# Cooking with wine



## JoP (Oct 4, 2020)

Hi fellow Winemakers and fine food lovers,
I don't know if there is already a subject like this, I'm kind of new to the forum, but just in case I'm starting a new discussion.
I assume that many of you cook or enjoy food cooked with wine, I do too and I would like to start a discussion about the subject, including recipes and Ways to use wine in cooking.
Looking forward to your input.
Cheers!
John


----------



## cmason1957 (Oct 4, 2020)

I cook with wine all the time, sometimes I even put it in the dish.


----------



## sour_grapes (Oct 4, 2020)

I keep a bottle of el-cheapo sherry next to my stove (~$11 for 1.5L). I use it often for deglazing and for braising. It has a hint of sweetness that helps with bitter or salty foods. I use it in place of the traditional white wine for the first step in making risotto. In fact, while looking for the picture below, I came across this page which sums up my thoughts perfectly: Why I Always Have a Bottle of Sherry in My Kitchen


----------



## sour_grapes (Oct 4, 2020)

Other than that, I use wine in the usual ways, principally reduction sauces and braising liquids. I use white wine to add some acid for, say, braised greens or shrimp dishes. White wine for steaming mussels in garlic is almost a law of nature! Red wine for a pan/reduction sauce for steak or for braising a wintry stew.

Another good use is _beurre blanc_ or _beurre rouge__._ These sauces are SOOO easy to make, and so delicious.

Personally, I do not like the way that red *kit* wines turn out in cooking. The acid seems off to me upon reduction. I will still use one for a splash of red wine, but no longer for the base in a reduction or braise.


----------



## JoP (Oct 5, 2020)

sour_grapes said:


> Other than that, I use wine in the usual ways, principally reduction sauces and braising liquids. I use white wine to add some acid for, say, braised greens or shrimp dishes. White wine for steaming mussels in garlic is almost a law of nature! Red wine for a pan/reduction sauce for steak or for braising a wintry stew.
> 
> Another good use is _beurre blanc_ or _beurre rouge__._ These sauces are SOOO easy to make, and so delicious.
> 
> Personally, I do not like the way that red *kit* wines turn out in cooking. The acid seems off to me upon reduction.

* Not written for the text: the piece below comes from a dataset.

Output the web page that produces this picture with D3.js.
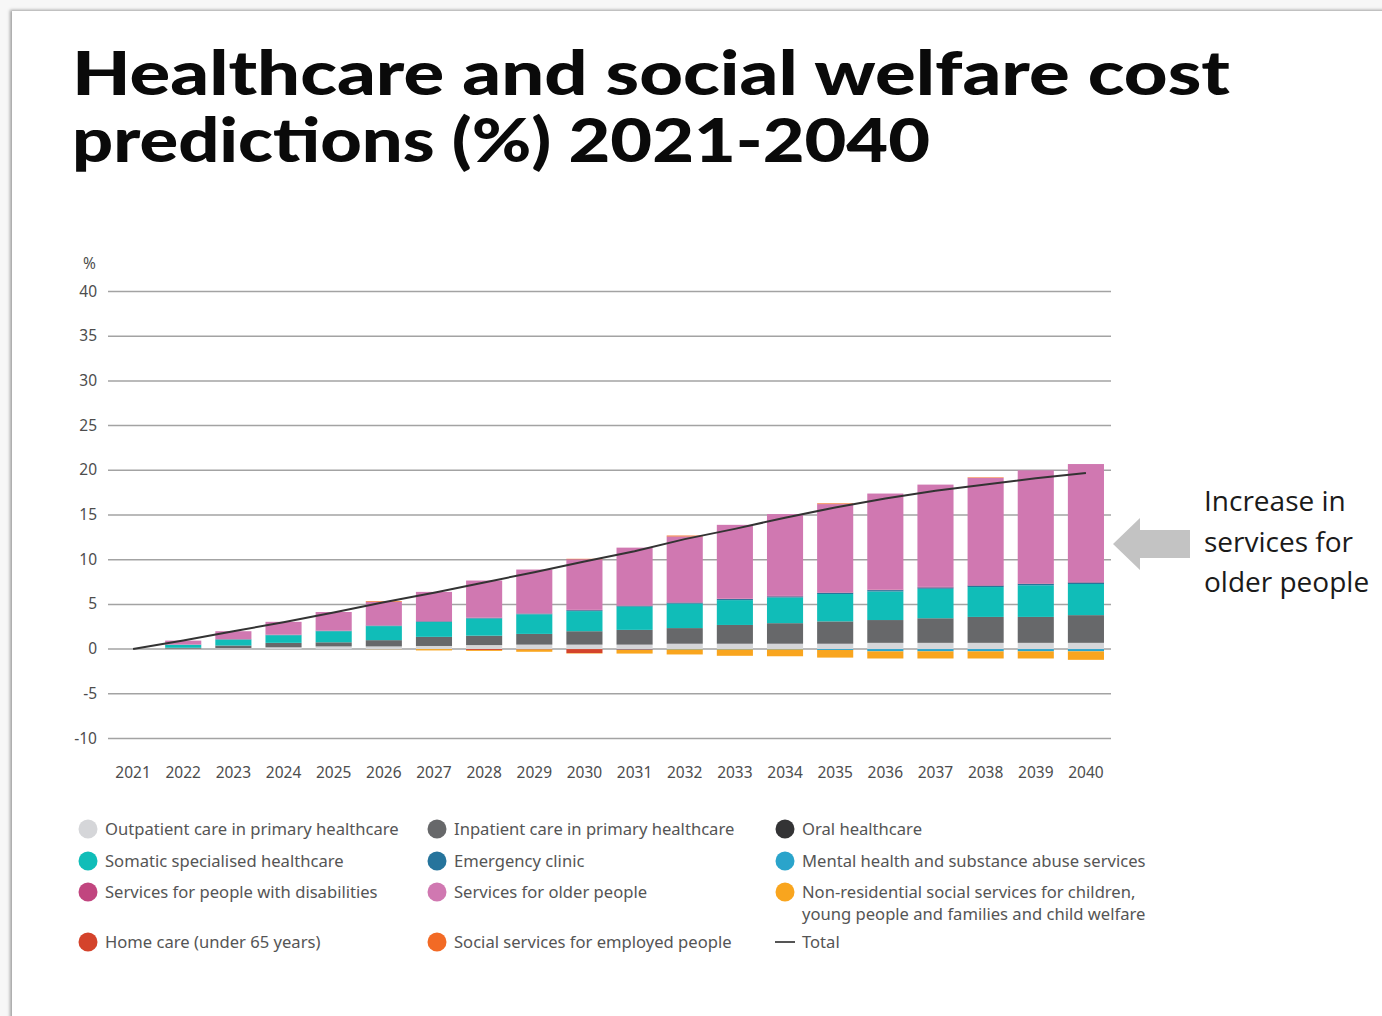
<!DOCTYPE html>
<html>
<head>
<meta charset="utf-8">
<script src="https://cdn.jsdelivr.net/npm/d3@7"></script>
<style>
  html, body { margin: 0; padding: 0; background: #f7f7f7; }
  body { width: 1382px; height: 1016px; overflow: hidden; position: relative; }
  #card {
    position: absolute; left: 12px; top: 11px; width: 1380px; height: 1020px;
    background: #fff;
    box-shadow: -2px -1px 3px rgba(0,0,0,0.35);
  }
  #chart { position: absolute; left: 0; top: 0; }
  .tick-label { font-family: "Noto Sans", sans-serif; font-size: 15.5px; fill: #4d4d4d; }
  .legend-label { font-family: "Noto Sans", sans-serif; font-size: 16.6px; fill: #555; }
  .title { font-family: Lato, "Inter", sans-serif; font-weight: 900; font-size: 60px; fill: #0a0a0a; }
  .note { font-family: "Open Sans", sans-serif; font-size: 28px; fill: #1a1a1a; }
  .gridline { stroke: #a3a3a3; stroke-width: 1.5; }
</style>
</head>
<body>
<div id="card"></div>
<svg id="chart" width="1382" height="1016"></svg>
<script>
// Years on the x axis
const years = ["2021","2022","2023","2024","2025","2026","2027","2028","2029","2030",
               "2031","2032","2033","2034","2035","2036","2037","2038","2039","2040"];

// Series values (% change vs 2021)
const outpatient   = [0, 0.05, 0.1, 0.2, 0.3, 0.3, 0.35, 0.45, 0.5, 0.5, 0.5, 0.6, 0.6, 0.6, 0.6, 0.7, 0.7, 0.7, 0.7, 0.7];
const inpatient    = [0, 0.1, 0.3, 0.5, 0.46, 0.7, 1.02, 1.05, 1.2, 1.5, 1.65, 1.75, 2.1, 2.3, 2.5, 2.55, 2.75, 2.9, 2.9, 3.1];
const oral         = [0, 0, 0, 0, 0, 0, 0, 0, 0, 0, 0, 0, 0, 0, 0, 0, 0, 0, 0, 0];
const somatic      = [0, 0.33, 0.67, 0.85, 1.24, 1.57, 1.66, 1.92, 2.19, 2.25, 2.6, 2.73, 2.78, 2.87, 3.06, 3.2, 3.3, 3.34, 3.54, 3.48];
const emergency    = [0, 0.02, 0.03, 0.05, 0.05, 0.06, 0.07, 0.08, 0.08, 0.1, 0.1, 0.12, 0.12, 0.13, 0.14, 0.15, 0.15, 0.16, 0.16, 0.17];
const mental       = [0, 0, 0, 0, 0, 0, 0, 0, 0, 0, -0.05, -0.05, -0.05, -0.05, -0.1, -0.25, -0.25, -0.25, -0.25, -0.25];
const disabilities = [0, 0.01, 0.02, 0.02, 0.03, 0.03, 0.03, 0.04, 0.04, 0.04, 0.05, 0.05, 0.05, 0.05, 0.05, 0.06, 0.06, 0.06, 0.06, 0.06];
const olderPeople  = [0, 0.44, 0.88, 1.43, 2.07, 2.61, 3.27, 4.13, 4.89, 5.66, 6.45, 7.35, 8.25, 9.15, 9.87, 10.74, 11.44, 11.98, 12.64, 13.19];
const homeCare     = [0, 0, 0, 0, 0, 0, 0, -0.1, -0.05, -0.45, -0.05, 0, 0, 0, 0, 0, 0, 0, 0, 0];
const nonResidential = [0, 0, 0, 0, 0, -0.02, -0.15, -0.1, -0.25, -0.05, -0.4, -0.55, -0.7, -0.75, -0.85, -0.8, -0.8, -0.8, -0.8, -0.95];
const socialEmployed = [0, 0, 0, 0, 0, 0.08, 0, 0, 0, 0.05, 0, 0.1, 0, 0, 0.08, 0, 0, 0.06, 0, 0];
const total        = [0, 0.95, 2.0, 3.0, 4.1, 5.25, 6.3, 7.45, 8.6, 9.8, 10.95, 12.3, 13.45, 14.7, 15.85, 16.85, 17.7, 18.4, 19.1, 19.7];

const yTicks = [40, 35, 30, 25, 20, 15, 10, 5, 0, -5, -10];

// Series definitions: key, legend label, colour (stack order)
const seriesDefs = [
  { key: "outpatient",     label: ["Outpatient care in primary healthcare"], color: "#d5d6d9", values: outpatient },
  { key: "inpatient",      label: ["Inpatient care in primary healthcare"],  color: "#67686a", values: inpatient },
  { key: "oral",           label: ["Oral healthcare"],                        color: "#333335", values: oral },
  { key: "somatic",        label: ["Somatic specialised healthcare"],         color: "#10bdb8", values: somatic },
  { key: "emergency",      label: ["Emergency clinic"],                       color: "#26749c", values: emergency },
  { key: "mental",         label: ["Mental health and substance abuse services"], color: "#2aa4cb", values: mental },
  { key: "disabilities",   label: ["Services for people with disabilities"],  color: "#c1457f", values: disabilities },
  { key: "olderPeople",    label: ["Services for older people"],              color: "#d078b1", values: olderPeople },
  { key: "homeCare",       label: ["Home care (under 65 years)"],             color: "#d4432b", values: homeCare },
  { key: "nonResidential", label: ["Non-residential social services for children,", "young people and families and child welfare"], color: "#f9a51e", values: nonResidential },
  { key: "socialEmployed", label: ["Social services for employed people"],   color: "#f26a25", values: socialEmployed }
];

// Legend layout: rows of three columns, as in the figure
const legendOrder = [
  ["outpatient", "inpatient", "oral"],
  ["somatic", "emergency", "mental"],
  ["disabilities", "olderPeople", "nonResidential"],
  ["homeCare", "socialEmployed", "total"]
];

const svg = d3.select("#chart");

// Title
const title = svg.append("g");
title.append("text").attr("class", "title")
  .attr("x", 72).attr("y", 95)
  .attr("textLength", 1158).attr("lengthAdjust", "spacingAndGlyphs")
  .text("Healthcare and social welfare cost");
title.append("text").attr("class", "title")
  .attr("x", 72).attr("y", 162)
  .attr("textLength", 858).attr("lengthAdjust", "spacingAndGlyphs")
  .text("predictions (%) 2021-2040");

// Scales
const x = d3.scaleBand().domain(years).range([108, 1111]).paddingInner(0.28).paddingOuter(0.14);
const y = d3.scaleLinear().domain([-10, 40]).range([738.5, 291.5]);

// Grid + y labels
const grid = svg.append("g");
yTicks.forEach(t => {
  grid.append("line").attr("class", "gridline")
    .attr("x1", 108).attr("x2", 1111)
    .attr("y1", y(t)).attr("y2", y(t));
  grid.append("text").attr("class", "tick-label")
    .attr("x", 97).attr("y", y(t) + 5)
    .attr("text-anchor", "end")
    .text(t);
});
grid.append("text").attr("class", "tick-label")
  .attr("x", 96).attr("y", y(40) - 23)
  .attr("text-anchor", "end")
  .text("%");

// x labels
svg.append("g").selectAll("text").data(years).join("text")
  .attr("class", "tick-label")
  .attr("x", d => x(d) + x.bandwidth() / 2)
  .attr("y", 778)
  .attr("text-anchor", "middle")
  .text(d => d);

// Stacked bars
const table = years.map((yr, i) => {
  const row = { year: yr };
  seriesDefs.forEach(s => { row[s.key] = s.values[i]; });
  return row;
});
const stack = d3.stack()
  .keys(seriesDefs.map(s => s.key))
  .offset(d3.stackOffsetDiverging);
const stacked = stack(table);
const colorOf = Object.fromEntries(seriesDefs.map(s => [s.key, s.color]));

svg.append("g").selectAll("g").data(stacked).join("g")
  .attr("fill", d => colorOf[d.key])
  .selectAll("rect").data(d => d).join("rect")
  .attr("x", d => x(d.data.year))
  .attr("width", x.bandwidth())
  .attr("y", d => y(Math.max(d[0], d[1])))
  .attr("height", d => Math.abs(y(d[0]) - y(d[1])));

// Total line
const line = d3.line()
  .x((d, i) => x(years[i]) + x.bandwidth() / 2)
  .y(d => y(d));
svg.append("path").datum(total)
  .attr("d", line)
  .attr("fill", "none")
  .attr("stroke", "#333")
  .attr("stroke-width", 2);

// Annotation arrow and text
svg.append("path")
  .attr("d", "M1113,544 L1140,518 L1140,530 L1190,530 L1190,558 L1140,558 L1140,570 Z")
  .attr("fill", "#c3c3c3");
const note = svg.append("text").attr("class", "note");
["Increase in", "services for", "older people"].forEach((t, i) => {
  note.append("tspan").attr("x", 1204).attr("y", 511 + i * 40.5).text(t);
});

// Legend
const colX = [88, 437, 785];
const rowY = [829, 861, 892, 942];
const legend = svg.append("g");
legendOrder.forEach((row, r) => {
  row.forEach((key, c) => {
    const cx = colX[c], cy = rowY[r];
    if (key === "total") {
      legend.append("line")
        .attr("x1", cx - 10).attr("x2", cx + 10)
        .attr("y1", cy).attr("y2", cy)
        .attr("stroke", "#555").attr("stroke-width", 2);
      legend.append("text").attr("class", "legend-label")
        .attr("x", cx + 17).attr("y", cy + 6).text("Total");
      return;
    }
    const s = seriesDefs.find(d => d.key === key);
    legend.append("circle").attr("cx", cx).attr("cy", cy).attr("r", 9.5).attr("fill", s.color);
    const t = legend.append("text").attr("class", "legend-label");
    s.label.forEach((ln, i) => {
      t.append("tspan").attr("x", cx + 17).attr("y", cy + 6 + i * 22).text(ln);
    });
  });
});
</script>
</body>
</html>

I will still use one for a splash of red wine, but no longer for the base in a reduction or braise.


Great, it looks like we are up to a good start.
I admire and share your enthusiasm in exploring and enjoying the great flavors and aromas wine can bring to a dish.
As you mentioned, the possibilities are almost endless:
Marinating, brazing, deglazing, adding to hearty stews, reductions, poaching fruit etc.
One of the subjects people bring up some times is the type or Quality of wine to be used.
In my opinion the only wine you should use in cooking is what you would drink as well.
It shouldn’t be the most expensive or exquisite you have in your cellar, just a decent wine that will impart a good flavor to your dish.
And, never used what is called “cooking wine”.
I use white wine for chicken, steamed mussels or clams, fish stock for cioppino or Bouillabaisse.
For deglazing I often use Dry Vermouth from Trader Joes, it adds flavor without too much acidity if that is what you want.
A great dish I found in an old cook book and make often, is a Riesling chicken stew with mushrooms and caramelized pearl onions.
A good Riesling for it is a semisweet one from Germany, you can get from Trader Joe’s as well.
I also use Marsala for chicken or pork tenderloin, another inexpensive and versatile Trader Joes item.
Two of my favorite red wine dishes are Coq Au Vin and Beef Bourguignon
, by one of my favorite chefs.
What I did try, but I was disappointed with, is Sauerbraten.
I had it in German restaurant and it was very good.
The recipes I found on the net and some books claim to be authentic German recipes, but there some significant differences in the amount and type of wine they use.
Some use red wine only, some use a combination of red wine and Port, some use white wine, some don’t use wine at all, only vinegar.
So, I’m still looking for that great recipe.
Cheers!
John


----------



## winemaker81 (Oct 6, 2020)

I buy Carlo Rossi Burgundy and Chablis in the 4 liter jugs, decanting each into five 750 ml and one 375 ml screwcap bottles for use. The jugs add to my wine making collection. These wines are very average with no off flavors, are good for cooking, and are drinkable if I have nothing else open while cooking. [Jug wines define "average", typically having no serious faults and nothing that makes them exceptional.]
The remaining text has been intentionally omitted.